--- Start Material provided ---

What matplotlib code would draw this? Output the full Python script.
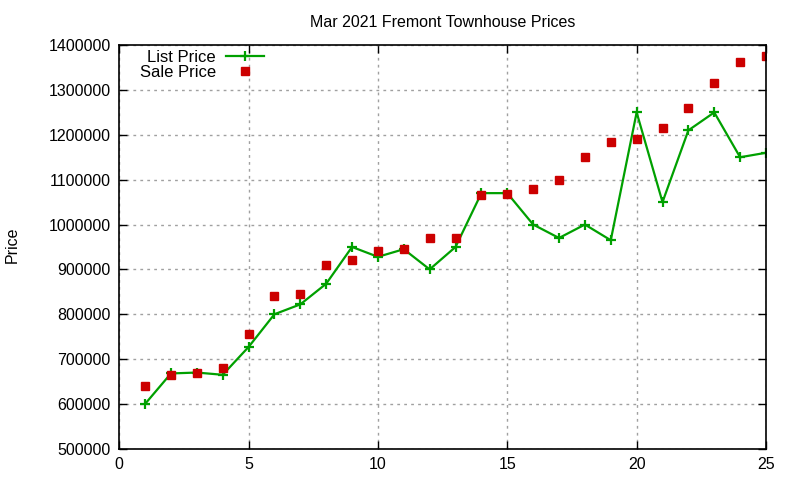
import matplotlib
matplotlib.use('Agg')
import matplotlib.pyplot as plt

# Day of month and prices
DAYS = list(range(1, 26))
LIST_PRICE = [600000, 668000, 670000, 665000, 727000, 800000, 822000, 868000,
              950000, 928000, 945000, 900000, 950000, 1070000, 1070000,
              1000000, 970000, 1000000, 965000, 1250000, 1050000, 1210000,
              1250000, 1150000, 1160000]
SALE_PRICE = [641000, 665000, 669000, 680000, 756000, 840000, 845000, 910000,
              920000, 940000, 945000, 970000, 970000, 1065000, 1068000,
              1080000, 1100000, 1150000, 1185000, 1190000, 1215000, 1260000,
              1315000, 1362000, 1375000]
Y_TICKS = list(range(500000, 1400001, 100000))
X_TICKS = [0, 5, 10, 15, 20, 25]

plt.rcParams['font.family'] = ['Liberation Sans', 'DejaVu Sans']
plt.rcParams['font.size'] = 11.5

fig = plt.figure(figsize=(8, 4.8), dpi=100)
ax = fig.add_axes([0.149, 0.065, 0.8085, 0.841])

ax.plot(DAYS, LIST_PRICE, color='#00a000', lw=1.6, marker='+', ms=7.5, mew=1.6,
        label='List Price')
ax.plot(DAYS, SALE_PRICE, ls='none', color='#cc0000', marker='s', ms=6,
        label='Sale Price')

ax.set_xlim(0, 25)
ax.set_ylim(500000, 1400000)
ax.set_xticks(X_TICKS)
ax.set_yticks(Y_TICKS)
ax.set_yticklabels([str(v) for v in Y_TICKS])
ax.tick_params(direction='in', top=True, right=True, length=6, width=1,
               pad=6, labelsize=11.5)
ax.grid(True, color='#a0a0a0', ls=(0, (2, 3)), lw=1)
for s in ax.spines.values():
    s.set_linewidth(1.2)

ax.set_title('Mar 2021 Fremont Townhouse Prices', fontsize=11.5, pad=13)
fig.text(0.015, 0.49, 'Price', rotation=90, va='center', ha='center',
         fontsize=11.5)

# gnuplot-style key: right-aligned text followed by the sample
leg = ax.legend(loc='upper left', bbox_to_anchor=(0.014, 1.018), frameon=False,
                markerfirst=False, handlelength=2.3, handletextpad=0.6,
                labelspacing=0.0, borderaxespad=0.3, fontsize=12)
for t in leg.get_texts():
    t.set_ha('right')
leg._legend_box.align = 'right'

fig.savefig('out.png', dpi=100)
plt.close(fig)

--- End Material provided ---

Give again, exactly, the lines from the start of the data through the one holding "fontsize=11.5)"; omit the pictures.

What matplotlib code would draw this? Output the full Python script.
import matplotlib
matplotlib.use('Agg')
import matplotlib.pyplot as plt

# Day of month and prices
DAYS = list(range(1, 26))
LIST_PRICE = [600000, 668000, 670000, 665000, 727000, 800000, 822000, 868000,
              950000, 928000, 945000, 900000, 950000, 1070000, 1070000,
              1000000, 970000, 1000000, 965000, 1250000, 1050000, 1210000,
              1250000, 1150000, 1160000]
SALE_PRICE = [641000, 665000, 669000, 680000, 756000, 840000, 845000, 910000,
              920000, 940000, 945000, 970000, 970000, 1065000, 1068000,
              1080000, 1100000, 1150000, 1185000, 1190000, 1215000, 1260000,
              1315000, 1362000, 1375000]
Y_TICKS = list(range(500000, 1400001, 100000))
X_TICKS = [0, 5, 10, 15, 20, 25]

plt.rcParams['font.family'] = ['Liberation Sans', 'DejaVu Sans']
plt.rcParams['font.size'] = 11.5

fig = plt.figure(figsize=(8, 4.8), dpi=100)
ax = fig.add_axes([0.149, 0.065, 0.8085, 0.841])

ax.plot(DAYS, LIST_PRICE, color='#00a000', lw=1.6, marker='+', ms=7.5, mew=1.6,
        label='List Price')
ax.plot(DAYS, SALE_PRICE, ls='none', color='#cc0000', marker='s', ms=6,
        label='Sale Price')

ax.set_xlim(0, 25)
ax.set_ylim(500000, 1400000)
ax.set_xticks(X_TICKS)
ax.set_yticks(Y_TICKS)
ax.set_yticklabels([str(v) for v in Y_TICKS])
ax.tick_params(direction='in', top=True, right=True, length=6, width=1,
               pad=6, labelsize=11.5)
ax.grid(True, color='#a0a0a0', ls=(0, (2, 3)), lw=1)
for s in ax.spines.values():
    s.set_linewidth(1.2)

ax.set_title('Mar 2021 Fremont Townhouse Prices', fontsize=11.5, pad=13)
fig.text(0.015, 0.49, 'Price', rotation=90, va='center', ha='center',
         fontsize=11.5)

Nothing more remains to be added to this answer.